[Source code of charts]
--- begin ---

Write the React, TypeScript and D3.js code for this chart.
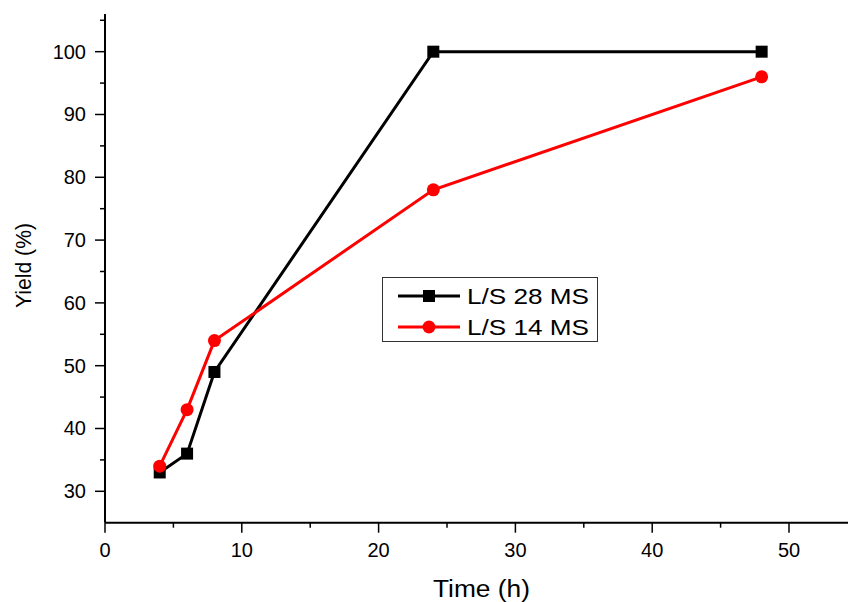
import React from 'react';
import * as d3 from 'd3';

const times = [4, 6, 8, 24, 48];
const ls28 = [33, 36, 49, 100, 100];
const ls14 = [34, 43, 54, 78, 96];
const xTicks = [0, 10, 20, 30, 40, 50];
const yTicks = [30, 40, 50, 60, 70, 80, 90, 100];
const seriesNames = ['L/S 28 MS', 'L/S 14 MS'];

const W = 848, H = 602;
const FONT = '"Liberation Sans", Arial, sans-serif';

export default function App() {
  const x = d3.scaleLinear().domain([0, 55]).range([105, 857.4]);
  const y = d3.scaleLinear().domain([25, 106]).range([522.7, 14]);
  const line = d3.line<number[]>().x(d => x(d[0])).y(d => y(d[1]));
  const black = times.map((t, i) => [t, ls28[i]]);
  const red = times.map((t, i) => [t, ls14[i]]);
  const xMinor = d3.range(5, 55, 10);
  const yMinor = d3.range(35, 106, 10);

  return (
    <svg width={W} height={H} style={{ position: 'absolute', left: 0, top: 0, background: '#fff' }} fontFamily={FONT}>
      {/* axes */}
      <line x1={x(0)} x2={W} y1={y(25)} y2={y(25)} stroke="#000" strokeWidth={2} />
      <line x1={x(0)} x2={x(0)} y1={y(25)} y2={y(106)} stroke="#000" strokeWidth={2} />
      {xTicks.map(t => (
        <g key={'x' + t}>
          <line x1={x(t)} x2={x(t)} y1={y(25)} y2={y(25) + 10} stroke="#000" strokeWidth={1.5} />
          <text x={x(t)} y={557} textAnchor="middle" fontSize={20}>{t}</text>
        </g>
      ))}
      {xMinor.map(t => (
        <line key={'xm' + t} x1={x(t)} x2={x(t)} y1={y(25)} y2={y(25) + 5} stroke="#000" strokeWidth={1.5} />
      ))}
      {yTicks.map(t => (
        <g key={'y' + t}>
          <line x1={x(0) - 10} x2={x(0)} y1={y(t)} y2={y(t)} stroke="#000" strokeWidth={1.5} />
          <text x={86} y={y(t)} dy="0.35em" textAnchor="end" fontSize={20}>{t}</text>
        </g>
      ))}
      {yMinor.map(t => (
        <line key={'ym' + t} x1={x(0) - 5} x2={x(0)} y1={y(t)} y2={y(t)} stroke="#000" strokeWidth={1.5} />
      ))}
      <text x={481.5} y={597} textAnchor="middle" fontSize={23} textLength={97} lengthAdjust="spacingAndGlyphs">Time (h)</text>
      <text transform="translate(31, 265.5) rotate(-90)" textAnchor="middle" fontSize={22} textLength={85} lengthAdjust="spacingAndGlyphs">Yield (%)</text>

      {/* series */}
      <path d={line(black) || ''} fill="none" stroke="#000" strokeWidth={3} />
      {black.map((d, i) => (
        <rect key={'b' + i} x={x(d[0]) - 6} y={y(d[1]) - 6} width={12} height={12} fill="#000" />
      ))}
      <path d={line(red) || ''} fill="none" stroke="#f00" strokeWidth={3} />
      {red.map((d, i) => (
        <circle key={'r' + i} cx={x(d[0])} cy={y(d[1])} r={6.5} fill="#f00" />
      ))}

      {/* legend */}
      <rect x={382.5} y={277.5} width={215} height={64} fill="#fff" stroke="#333" strokeWidth={1} />
      <line x1={398} x2={460} y1={296} y2={296} stroke="#000" strokeWidth={3} />
      <rect x={423} y={290} width={12} height={12} fill="#000" />
      <text x={467} y={296} dy="0.36em" fontSize={22} textLength={122} lengthAdjust="spacingAndGlyphs">{seriesNames[0]}</text>
      <line x1={398} x2={460} y1={327} y2={327} stroke="#f00" strokeWidth={3} />
      <circle cx={429} cy={327} r={6.5} fill="#f00" />
      <text x={467} y={327} dy="0.36em" fontSize={22} textLength={122} lengthAdjust="spacingAndGlyphs">{seriesNames[1]}</text>
    </svg>
  );
}
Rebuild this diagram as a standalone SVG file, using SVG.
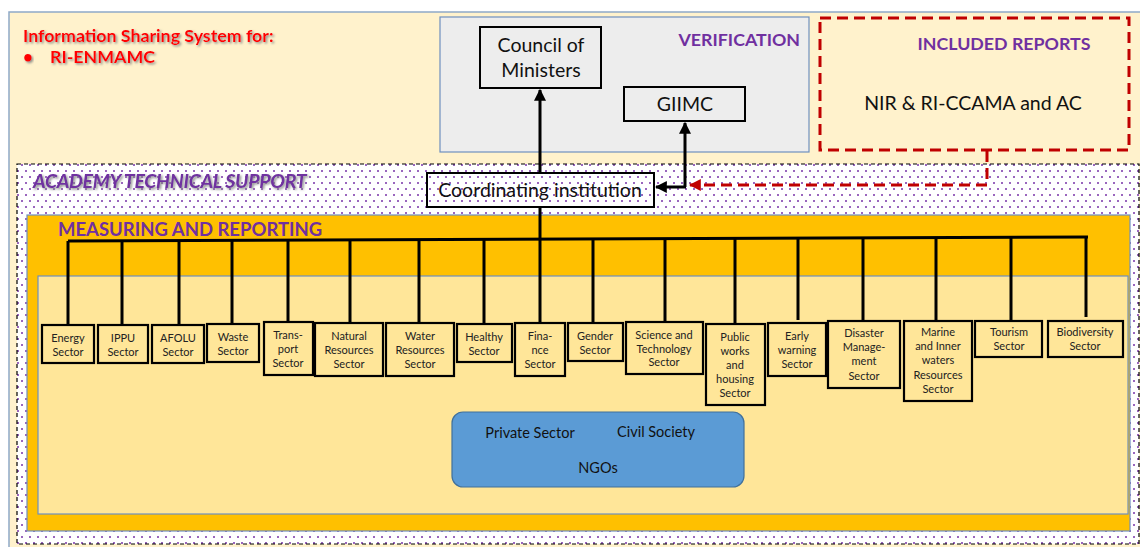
<svg xmlns="http://www.w3.org/2000/svg" width="1140" height="547" viewBox="0 0 1140 547">
<defs>
<pattern id="dots" patternUnits="userSpaceOnUse" width="8" height="12">
<rect width="8" height="12" fill="#FFFFFF"/>
<rect x="1" y="2" width="2" height="2" fill="#9A66BE"/>
<rect x="5" y="8" width="2" height="2" fill="#9A66BE"/>
</pattern>
<filter id="shadow" x="-5%" y="-30%" width="110%" height="160%">
<feDropShadow dx="1.5" dy="1.5" stdDeviation="0.8" flood-color="#7F7F7F" flood-opacity="0.9"/>
</filter>
<marker id="ah" viewBox="0 0 10 10" refX="9" refY="5" markerWidth="4" markerHeight="4" orient="auto-start-reverse" markerUnits="strokeWidth">
<path d="M0,0 L10,5 L0,10 Z" fill="#000"/>
</marker>
<marker id="ahr" viewBox="0 0 10 10" refX="9" refY="5" markerWidth="4" markerHeight="4" orient="auto" markerUnits="strokeWidth">
<path d="M0,0 L10,5 L0,10 Z" fill="#C00000"/>
</marker>
</defs>
<style>
text{font-family:Lato,"Liberation Sans",sans-serif;}
.box{fill:none;stroke:#000;stroke-width:2;}
.sec{fill:#FFE699;stroke:#000;stroke-width:2.2;}
.st{font-size:11px;fill:#222;text-anchor:middle;}
.big{font-size:19.5px;fill:#111;text-anchor:middle;}
.purple{fill:#7030A0;font-weight:bold;}
.drop{stroke:#000;stroke-width:3;fill:none;}
</style>

<!-- background frame -->
<rect x="0" y="0" width="1140" height="547" fill="#FFFFFF"/>
<rect x="9" y="12" width="1140" height="545" fill="#FFF2CC" stroke="#8EA9C8" stroke-width="1.5"/>

<g id="title">
<text x="23" y="42" font-size="17.8" font-weight="bold" fill="#FF0000" filter="url(#shadow)">Information Sharing System for:</text>
<text x="23" y="63" font-size="17" font-weight="bold" fill="#FF0000" filter="url(#shadow)">•</text>
<text x="50" y="63" font-size="17.8" font-weight="bold" fill="#FF0000" filter="url(#shadow)">RI-ENMAMC</text>
</g>

<g id="verification">
<rect x="440" y="17" width="369" height="135" fill="#EDEDED" stroke="#6E8FBF" stroke-width="1.2"/>
<text x="800" y="46" font-size="17.8" class="purple" text-anchor="end">VERIFICATION</text>
</g>

<g id="included-reports">
<rect x="820" y="18" width="309" height="132" fill="none" stroke="#C00000" stroke-width="3" stroke-dasharray="11,6"/>
<text x="1004" y="50" font-size="17.8" class="purple" text-anchor="middle">INCLUDED REPORTS</text>
<text x="973" y="110" class="big">NIR &amp; RI-CCAMA and AC</text>
</g>

<g id="academy">
<rect x="17" y="164" width="1122" height="380" fill="url(#dots)" stroke="#000" stroke-width="1.2" stroke-dasharray="4,3"/>
<text x="33" y="188" font-size="19.5" font-weight="bold" font-style="italic" fill="#7030A0" filter="url(#shadow)" letter-spacing="-0.3">ACADEMY TECHNICAL SUPPORT</text>
</g>

<g id="measuring">
<rect x="27" y="215" width="1103" height="316" fill="#FFC000" stroke="#6E8FBF" stroke-width="1.2"/>
<rect x="38" y="276" width="1090" height="238" fill="#FFE699" stroke="#6E8FBF" stroke-width="1.2"/>
<text x="58" y="236" font-size="18.5" class="purple">MEASURING AND REPORTING</text>
</g>

<g id="council-of-ministers">
<rect class="box" x="480" y="27" width="121" height="61"/>
<text class="big" x="541" y="52">Council of</text>
<text class="big" x="541" y="77">Ministers</text>
</g>

<g id="giimc">
<rect class="box" x="624" y="87" width="121" height="34"/>
<text class="big" x="685" y="111">GIIMC</text>
</g>

<g id="coordinating-institution">
<rect class="box" x="427" y="173" width="227" height="34"/>
<text class="big" x="540" y="197">Coordinating institution</text>
</g>

<g id="connectors">
<line x1="540" y1="173" x2="540" y2="90" stroke="#000" stroke-width="3" marker-end="url(#ah)"/>
<line x1="540" y1="240" x2="540" y2="207" stroke="#000" stroke-width="3"/>
<line x1="685" y1="187" x2="685" y2="123" stroke="#000" stroke-width="3" marker-end="url(#ah)"/>
<line x1="686" y1="187" x2="656" y2="187" stroke="#000" stroke-width="3" marker-end="url(#ah)"/>
<path d="M987,151 L987,185 L690,185" fill="none" stroke="#C00000" stroke-width="3" stroke-dasharray="11,6" marker-end="url(#ahr)"/>
<path class="drop" d="M68,241 L1088,237"/>
<path class="drop" d="M68,241 V325 M122,241 V325 M179,241 V325 M232,240 V324 M288,240 V322 M350,240 V323 M419,240 V323 M484,240 V324 M540,240 V323 M593,239 V323 M665,239 V322 M735,239 V324 M798,238 V320 M863,238 V321 M936,238 V321 M1011,237 V321 M1086,237 V317"/>
</g>

<g id="energy"><rect class="sec" x="42" y="325" width="52" height="38"/><text class="st" x="68" y="342">Energy</text><text class="st" x="68" y="356">Sector</text></g>
<g id="ippu"><rect class="sec" x="98" y="325" width="50" height="38"/><text class="st" x="123" y="342">IPPU</text><text class="st" x="123" y="356">Sector</text></g>
<g id="afolu"><rect class="sec" x="152" y="325" width="52" height="38"/><text class="st" x="178" y="342">AFOLU</text><text class="st" x="178" y="356">Sector</text></g>
<g id="waste"><rect class="sec" x="207" y="324" width="52" height="38"/><text class="st" x="233" y="341">Waste</text><text class="st" x="233" y="355">Sector</text></g>
<g id="transport"><rect class="sec" x="264" y="322" width="49" height="53"/><text class="st" x="288" y="339">Trans-</text><text class="st" x="288" y="353">port</text><text class="st" x="288" y="367">Sector</text></g>
<g id="natural-resources"><rect class="sec" x="315" y="323" width="68" height="53"/><text class="st" x="349" y="340">Natural</text><text class="st" x="349" y="354">Resources</text><text class="st" x="349" y="368">Sector</text></g>
<g id="water-resources"><rect class="sec" x="386" y="323" width="68" height="53"/><text class="st" x="420" y="340">Water</text><text class="st" x="420" y="354">Resources</text><text class="st" x="420" y="368">Sector</text></g>
<g id="healthy"><rect class="sec" x="457" y="324" width="55" height="38"/><text class="st" x="484" y="341">Healthy</text><text class="st" x="484" y="355">Sector</text></g>
<g id="finance"><rect class="sec" x="515" y="323" width="50" height="53"/><text class="st" x="540" y="340">Fina-</text><text class="st" x="540" y="354">nce</text><text class="st" x="540" y="368">Sector</text></g>
<g id="gender"><rect class="sec" x="568" y="323" width="55" height="38"/><text class="st" x="595" y="340">Gender</text><text class="st" x="595" y="354">Sector</text></g>
<g id="science-technology"><rect class="sec" x="626" y="322" width="77" height="52"/><text class="st" x="664" y="339">Science and</text><text class="st" x="664" y="353">Technology</text><text class="st" x="664" y="366">Sector</text></g>
<g id="public-works"><rect class="sec" x="706" y="324" width="59" height="81"/><text class="st" x="735" y="341">Public</text><text class="st" x="735" y="355">works</text><text class="st" x="735" y="369">and</text><text class="st" x="735" y="383">housing</text><text class="st" x="735" y="397">Sector</text></g>
<g id="early-warning"><rect class="sec" x="768" y="323" width="58" height="53"/><text class="st" x="797" y="340">Early</text><text class="st" x="797" y="354">warning</text><text class="st" x="797" y="368">Sector</text></g>
<g id="disaster-management"><rect class="sec" x="828" y="321" width="72" height="67"/><text class="st" x="864" y="337">Disaster</text><text class="st" x="864" y="351">Manage-</text><text class="st" x="864" y="365">ment</text><text class="st" x="864" y="380">Sector</text></g>
<g id="marine-inner-waters"><rect class="sec" x="904" y="321" width="68" height="80"/><text class="st" x="938" y="336">Marine</text><text class="st" x="938" y="350">and Inner</text><text class="st" x="938" y="364">waters</text><text class="st" x="938" y="379">Resources</text><text class="st" x="938" y="393">Sector</text></g>
<g id="tourism"><rect class="sec" x="975" y="321" width="67" height="36"/><text class="st" x="1009" y="336">Tourism</text><text class="st" x="1009" y="350">Sector</text></g>
<g id="biodiversity"><rect class="sec" x="1048" y="321" width="75" height="36"/><text class="st" x="1085" y="336">Biodiversity</text><text class="st" x="1085" y="350">Sector</text></g>

<g id="stakeholders">
<rect x="452" y="412" width="292" height="75" rx="11" fill="#5B9BD5" stroke="#41719C" stroke-width="1.2"/>
<text x="530" y="438" font-size="14.5" fill="#111" text-anchor="middle">Private Sector</text>
<text x="656" y="437" font-size="14.5" fill="#111" text-anchor="middle">Civil Society</text>
<text x="598" y="473" font-size="14.5" fill="#111" text-anchor="middle">NGOs</text>
</g>
</svg>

--- end ---

- _What to produce_: Return the material line for line, from its beginning to the line that contains "const yMinor = d3.range(35, 106, 10);", with the pictures left out.

- _Written response_:
Write the React, TypeScript and D3.js code for this chart.
import React from 'react';
import * as d3 from 'd3';

const times = [4, 6, 8, 24, 48];
const ls28 = [33, 36, 49, 100, 100];
const ls14 = [34, 43, 54, 78, 96];
const xTicks = [0, 10, 20, 30, 40, 50];
const yTicks = [30, 40, 50, 60, 70, 80, 90, 100];
const seriesNames = ['L/S 28 MS', 'L/S 14 MS'];

const W = 848, H = 602;
const FONT = '"Liberation Sans", Arial, sans-serif';

export default function App() {
  const x = d3.scaleLinear().domain([0, 55]).range([105, 857.4]);
  const y = d3.scaleLinear().domain([25, 106]).range([522.7, 14]);
  const line = d3.line<number[]>().x(d => x(d[0])).y(d => y(d[1]));
  const black = times.map((t, i) => [t, ls28[i]]);
  const red = times.map((t, i) => [t, ls14[i]]);
  const xMinor = d3.range(5, 55, 10);
  const yMinor = d3.range(35, 106, 10);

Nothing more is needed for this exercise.